Men of the French 99th Infantry Regiment, which had similar experiences, were affronted to find the truce shattered by heavy German fire on New Year’s Day. The following morning a Bavarian lieutenant came over to explain apologetically that his superiors had taken fright about the malign impact of fraternisation on the serious business of winning the war. A German regimental report described another such incident near Biaches, in the Somme sector. Some French infantry waved to the
opposing Bavarians, and a French colonel suggested that a German officer should advance to meet him. ‘Reserve Lieutenant Vogel, a company commander in the 15th Infantry, walked over. The officers met between the lines. The lieutenant-colonel proposed a truce because of the holiday. Lt. Vogel refused. The lieutenant-colonel then asked at least to bury the body of a fallen Frenchman who had been lying for a long time between the lines. Vogel agreed to this suggestion. The corpse was buried by two French and two German soldiers.’ The report regretted the failure of attempts to prevent fraternisation, but assured formation headquarters that several officers and men had been punished for this breach of discipline.

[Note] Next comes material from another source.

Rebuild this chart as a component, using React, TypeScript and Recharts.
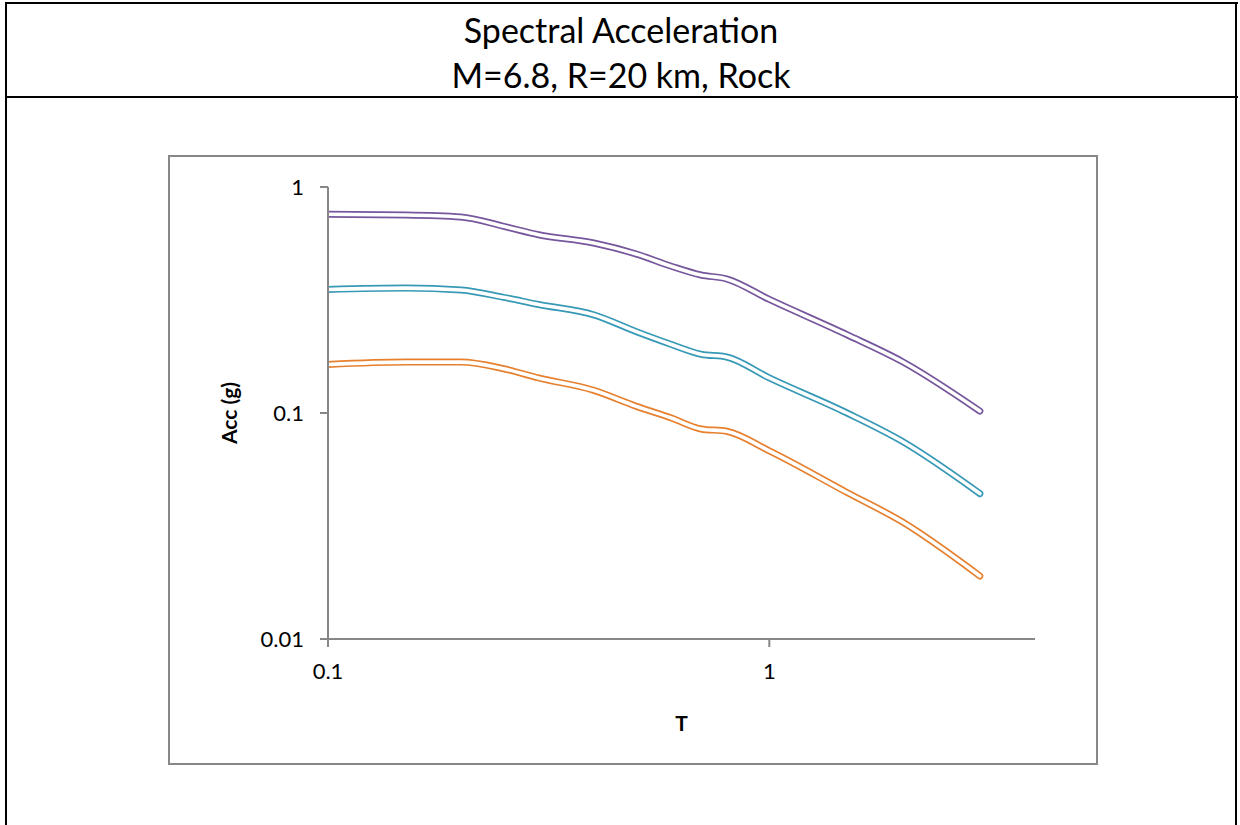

Twenty-year-old Gervais Morillon wrote to his parents: ‘The Boches waved a white flag and shouted “
Kamarades, Kamarades, rendez-vous
.” When we didn’t move they came towards us unarmed, led by an officer. Although we are not clean they are disgustingly filthy. I am telling you this but don’t speak of it to anyone. We must not mention it even to other soldiers.’ Morillon was killed in 1915. Elsewhere twenty-five-year-old Gustave Berthier wrote: ‘On Christmas day the Boches made a sign showing they wished to speak to us. They said they didn’t want to shoot … They were tired of making war, they were married like me, they didn’t have any differences with the French but with the English.’ Berthier perished in June 1917.